Why is that so important, I wondered. What if the character doesn’t know what she wants at the beginning? She’s a teenager. How is she supposed to know? And even if she does know, that doesn’t mean that what she wants now won’t change.
My first epiphany came during a lecture about how a writer can get to the essence of their story by summarizing it this way:
My character (insert name)
but when (event) happens
he/she must choose between (option one) and (option two).
My protagonist will struggle to get what he/she wants, because of his/her (character flaw or weakness.)
Suddenly, I saw that want was the driver that sent the character on their journey. Every choice, every decision the character made had to tie back to getting what the character wanted.
Identifying what my character wanted was easy when it involved goals like winning the race or getting the guy, but I struggled when faced with a character who didn’t have a conscious desire or goal.
I floundered about until I discovered FROM WHERE YOU DREAM by Robert Olen Butler. In his chapter called “Yearning,” I experienced my second epiphany.
“We are the yearning creatures of this planet. There are superficial yearnings, and there are truly deep ones always pulsing beneath, but every second we yearn for something.”

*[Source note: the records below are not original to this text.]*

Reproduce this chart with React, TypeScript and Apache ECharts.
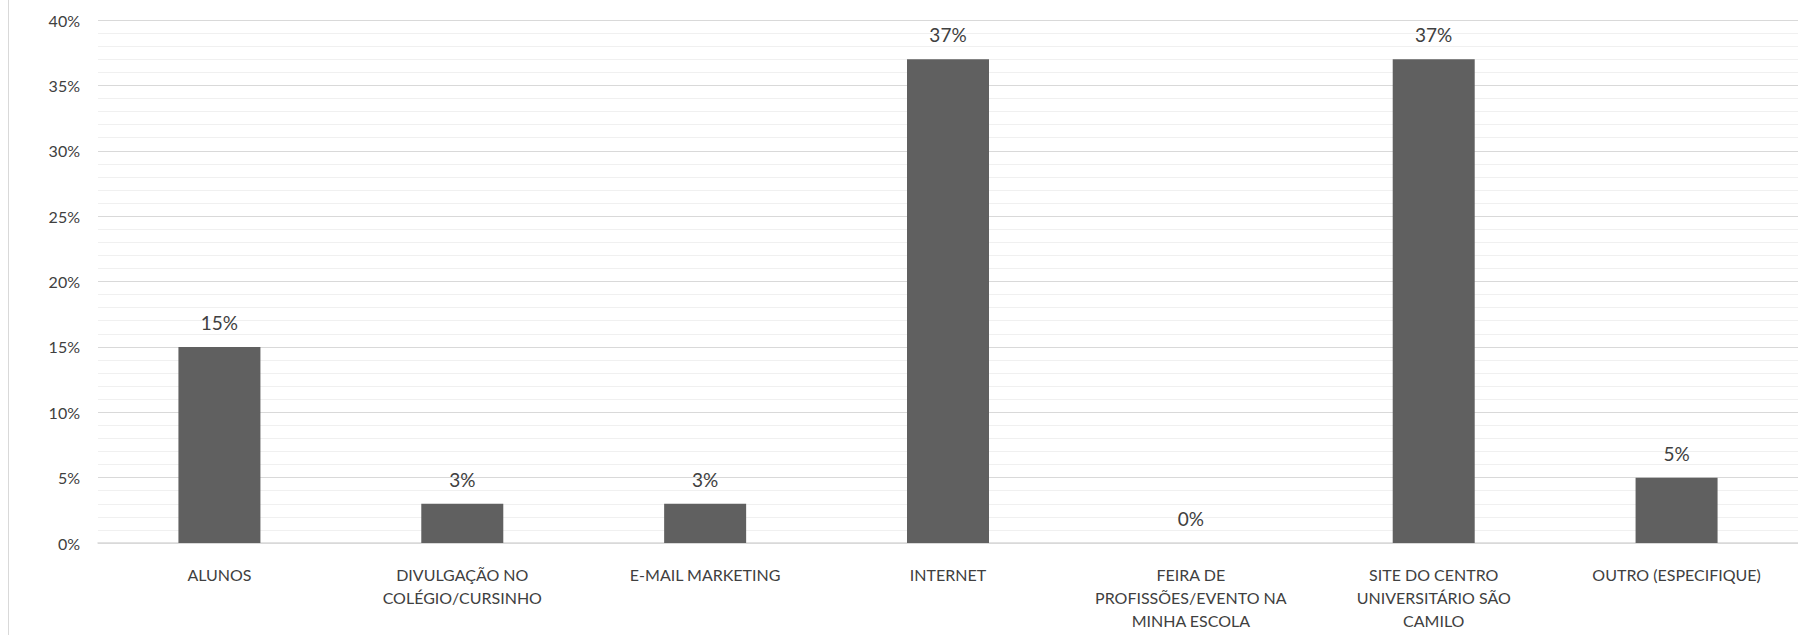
import React, { useEffect, useRef } from "react";
import * as echarts from "echarts";

const categories = [
  "ALUNOS",
  "DIVULGAÇÃO NO\nCOLÉGIO/CURSINHO",
  "E-MAIL MARKETING",
  "INTERNET",
  "FEIRA DE\nPROFISSÕES/EVENTO NA\nMINHA ESCOLA",
  "SITE DO CENTRO\nUNIVERSITÁRIO SÃO\nCAMILO",
  "OUTRO (ESPECIFIQUE)",
];
const values = [0.15, 0.03, 0.03, 0.37, 0.0, 0.37, 0.05];

const FONT = "Lato, 'Noto Sans', sans-serif";

export default function App() {
  const ref = useRef<HTMLDivElement>(null);
  useEffect(() => {
    document.body.style.margin = "0";
    const chart = echarts.init(ref.current!, undefined, { renderer: "svg" });
    chart.setOption({
      animation: false,
      backgroundColor: "#ffffff",
      grid: { left: 98, right: 0, top: 20, bottom: 92, containLabel: false },
      graphic: [
        {
          type: "line",
          shape: { x1: 8.5, y1: 0, x2: 8.5, y2: 635 },
          style: { stroke: "#d9d9d9", lineWidth: 1 },
        },
      ],
      xAxis: {
        type: "category",
        data: categories,
        axisLine: { lineStyle: { color: "#d9d9d9", width: 1.5 } },
        axisTick: { show: false },
        axisLabel: {
          color: "#404040",
          fontFamily: FONT,
          fontSize: 16,
          lineHeight: 23,
          margin: 20,
          interval: 0,
        },
      },
      yAxis: {
        type: "value",
        min: 0,
        max: 0.4,
        interval: 0.05,
        axisLine: { show: false },
        axisTick: { show: false },
        axisLabel: {
          color: "#404040",
          fontFamily: FONT,
          fontSize: 16,
          margin: 18,
          formatter: (v: number) => Math.round(v * 100) + "%",
        },
        splitLine: { lineStyle: { color: "#d9d9d9", width: 1.2 } },
        minorTick: { show: false, splitNumber: 5 },
        minorSplitLine: { show: true, lineStyle: { color: "#f0f0f0", width: 1.2 } },
      },
      series: [
        {
          type: "bar",
          data: values,
          barWidth: 82,
          itemStyle: { color: "#606060" },
          label: {
            show: true,
            position: "top",
            distance: 15,
            color: "#404040",
            fontFamily: FONT,
            fontSize: 19,
            formatter: (p: any) => Math.round(p.value * 100) + "%",
          },
        },
      ],
    });
    return () => chart.dispose();
  }, []);
  return <div ref={ref} style={{ width: 1798, height: 635 }} />;
}
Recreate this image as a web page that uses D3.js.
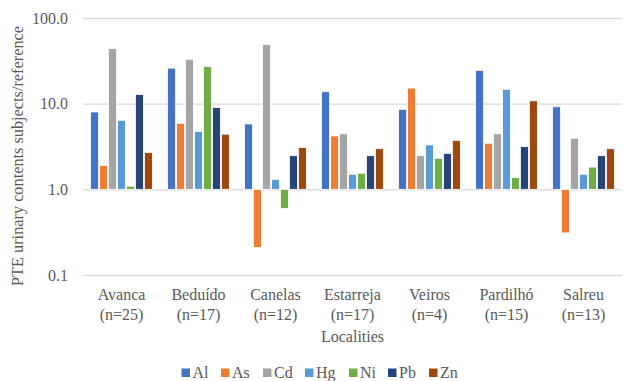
<!DOCTYPE html>
<html>
<head>
<meta charset="utf-8">
<script src="https://cdn.jsdelivr.net/npm/d3@7"></script>
</head>
<body style="margin:0;background:#fff">
<svg id="chart" width="625" height="381" style="display:block"></svg>
<script>
// Localities and sample sizes
const localities = ["Avanca", "Beduído", "Canelas", "Estarreja", "Veiros", "Pardilhó", "Salreu"];
const sampleSizes = ["(n=25)", "(n=17)", "(n=12)", "(n=17)", "(n=4)", "(n=15)", "(n=13)"];

// Elements (series)
const elements = ["Al", "As", "Cd", "Hg", "Ni", "Pb", "Zn"];
const colors = ["#4472C4", "#ED7D31", "#A5A5A5", "#5B9BD5", "#70AD47", "#264478", "#9E480E"];

// Ratio subjects/reference per element, one value per locality
const Al = [8.0, 26.0, 5.8, 13.8, 8.6, 24.5, 9.2];
const As = [1.9, 5.9, 0.21, 4.2, 15.2, 3.45, 0.31];
const Cd = [44.0, 33.0, 49.0, 4.45, 2.47, 4.45, 3.95];
const Hg = [6.4, 4.75, 1.31, 1.5, 3.3, 14.7, 1.5];
const Ni = [1.09, 27.2, 0.6, 1.54, 2.3, 1.37, 1.82];
const Pb = [12.8, 9.0, 2.47, 2.47, 2.63, 3.15, 2.47];
const Zn = [2.7, 4.4, 3.08, 2.98, 3.73, 10.8, 2.98];
const seriesValues = [Al, As, Cd, Hg, Ni, Pb, Zn];

// Axis ticks
const yTicks = [0.1, 1, 10, 100];

const FONT = "Liberation Serif";
const INK = "#595959";
const svg = d3.select("#chart");
const margin = { left: 83, right: 622, top: 18, bottom: 275 };

const x = d3.scaleBand().domain(localities).range([margin.left, margin.right]).paddingInner(0).paddingOuter(0);
const y = d3.scaleLog().domain([0.1, 100]).range([margin.bottom, margin.top]);
const xs = d3.scaleBand().domain(elements).range([0, x.bandwidth() * 0.815]).padding(0);
const groupOffset = (x.bandwidth() - x.bandwidth() * 0.815) / 2;

// Gridlines and axis labels
const yAxis = d3.axisLeft(y).tickValues(yTicks).tickFormat(d3.format(".1f")).tickSize(-(margin.right - margin.left)).tickPadding(15);
const gy = svg.append("g").attr("transform", `translate(${margin.left},0)`).call(yAxis)
  .attr("font-family", FONT).attr("font-size", 16);
gy.select(".domain").remove();
gy.selectAll(".tick line").attr("stroke", "#d9d9d9").attr("stroke-width", 1.3);
gy.selectAll(".tick text").attr("fill", INK).attr("font-family", FONT).attr("font-size", 16);

// Bars grow from the 1.0 line up or down
const base = y(1);
const groups = svg.append("g").selectAll("g")
  .data(localities)
  .join("g")
  .attr("transform", d => `translate(${x(d) + groupOffset},0)`);

groups.selectAll("rect")
  .data((d, i) => elements.map((e, k) => ({ e, k, v: seriesValues[k][i] })))
  .join("rect")
  .attr("x", d => xs(d.e) + 0.5)
  .attr("width", xs.bandwidth() - 1)
  .attr("y", d => Math.min(y(d.v), base))
  .attr("height", d => Math.abs(y(d.v) - base))
  .attr("fill", d => colors[d.k])
  .attr("stroke", "#fff")
  .attr("stroke-width", 0.8);

// Category labels (two lines)
const cx = d => x(d) + x.bandwidth() / 2;
const cat = svg.append("g").selectAll("g")
  .data(localities)
  .join("g");
cat.append("text").attr("x", cx).attr("y", 300).attr("text-anchor", "middle")
  .attr("font-family", FONT).attr("font-size", 16).attr("fill", INK).text(d => d);
cat.append("text").attr("x", cx).attr("y", 320).attr("text-anchor", "middle")
  .attr("font-family", FONT).attr("font-size", 16).attr("fill", INK).text((d, i) => sampleSizes[i]);

// Axis titles
svg.append("text")
  .attr("x", (margin.left + margin.right) / 2)
  .attr("y", 342)
  .attr("text-anchor", "middle")
  .attr("font-family", FONT).attr("font-size", 16).attr("fill", INK)
  .text("Localities");

svg.append("text")
  .attr("transform", `translate(23,156) rotate(-90)`)
  .attr("text-anchor", "middle")
  .attr("font-family", FONT).attr("font-size", 16.3).attr("fill", INK)
  .text("PTE urinary contents subjects/reference");

// Legend
const legendX = [181.5, 221, 263, 305, 349, 388, 429];
const legend = svg.append("g").selectAll("g")
  .data(elements)
  .join("g")
  .attr("transform", (d, i) => `translate(${legendX[i]},0)`);
legend.append("rect").attr("x", 0).attr("y", 368.5).attr("width", 8.5).attr("height", 8.5)
  .attr("fill", (d, i) => colors[i]);
legend.append("text").attr("x", 11).attr("y", 378)
  .attr("font-family", FONT).attr("font-size", 16).attr("fill", INK).text(d => d);
</script>
</body>
</html>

Yearning or hungering for something–even if the character wasn’t capable of verbalizing their feelings–now that made sense. All those unspoken, perhaps even unacknowledged dreams–the feelings we are only half-conscious of, the flutters we try to ignore–they can change the course of our lives even if we don’t fully understand them.
And Butler crystalized the power of yearning when he said “plot represents the dynamics of desire.” Plot is how the character satisfies their desires.
Now I could identify what was underneath my character’s skin and what my protagonist knew they wanted, as well as what they might not admit they wanted, but which drove them nonetheless.
But I still felt uneasy when my character’s desire changed.
My most recent epiphany came when I was struggling to write the sequel to A GIRL CALLED FEARLESS, because my character was no longer the girl she was when the story began. Avie wasn’t innocent or naive anymore. On the run from a planned marriage, and hoping for freedom in Canada, Avie’s future was now complicated with an important, but unwanted mission that might kill her.
At a retreat with Martha Alderson, the “Plot Whisperer”, Martha emphasized the parallel between the character’s emotional development and the plot’s story action, and I realized that even though my protagonist still longed for love and freedom, she would struggle in the sequel with a growing sense that she needed to serve a greater purpose.
It was now clear to me that our characters evolve through their stories, and so what they want must also evolve. As writers we have to allow our characters to abandon what they first thought they wanted and let them hunger for something even greater.